Cool. I have a background in IT security and am sometimes doing symbolic (or concolic) execution on binaries instead of source code. So I may not be the target audience.

Nevertheless I think you should do a comprehensive list what your tool can detect and what not, instead of some examples. From the sample programs i learned that it can check two programs for semantical equivalence and can detect undefined behavior. I did not get the example with the memory violation, as symbolica.h is not included in the code. Additionally, your tool could create test cases that trigger the error, afaik.

Regarding the feedback for the user, as multiple others have mentioned, the running time is very long and thus a simple timer may not be sufficient. But I do not have an idea how to improve that.

I am not sure if you are working on the target program directly, or on the compiled binary. In the example with the division by zero, there is a print statement in order to stop the compiler from removing dead code. But I do not understand where you need a compiler, if you are working directly on C. On the other hand, when you are working on the compiled binary, then your tool is very similar to other symbolic execution engines, such as angr.

Hey, thanks for the feedback. A more comprehensive list of features is on our todo list, we’ll update the site shortly.

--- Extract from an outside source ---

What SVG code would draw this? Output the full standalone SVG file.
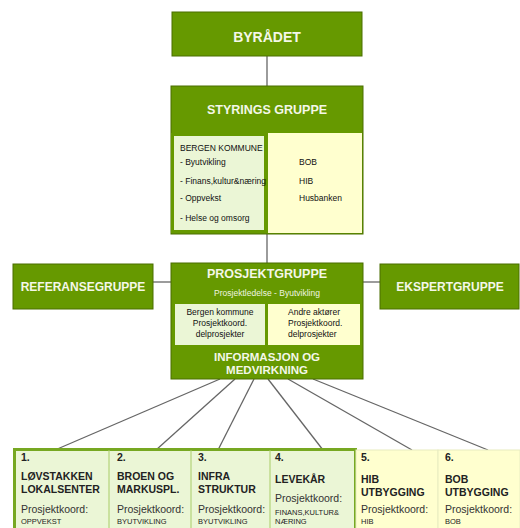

The memory violation one doesn’t include symbolica.h because we don’t need to symbolize any variables for that one. When we run the compiled code through our solver it adds additional constraints such as, “don’t access memory that’s out of bounds”, so we can detect that automatically.

On your final point, we’re working on the LLVM bitcode so we do have to compile the code, hence the print statement. You’re right in that this is similar to other symbolic executors. We built this one as we found others were quite difficult to get started with and were hard to extend with the features we personally wanted as well as not supporting the languages we wanted either. Obviously at this point in time we’ve not achieved these goals yet, but we think we’ve built the foundations to be able to do so.

  • Thank you for the answer and a big kudos for the project.

    Regarding the memory violation, could symbolica deal with symbolic memory? Can it deal with symbolic files as input? How about syscalls with symbolic inputs? These are the main problems I had when I worked on my toy symbolic execution engine. If yes, you should definitely market these features.

    • Yeah it can deal with symbolic memory. As long as the memory allocation is fixed size the contents can be fully or partially symbolic. We also support symbolic addresses for allocations to ensure that pointer arithmetic is fully tested.

      We're currently simulating a lot of the underlying system at the C std library level. For a number of reasons we'd like to lower this to the raw syscall and assembly level. This would allow any lib C implementation to be tested along with the application code, and we may even be able to simulate threading and the file system. Syscalls could be made symbolic along with files by treating the entire system symbolically, but obviously this is a lot of work so it's something that we're gradually building towards.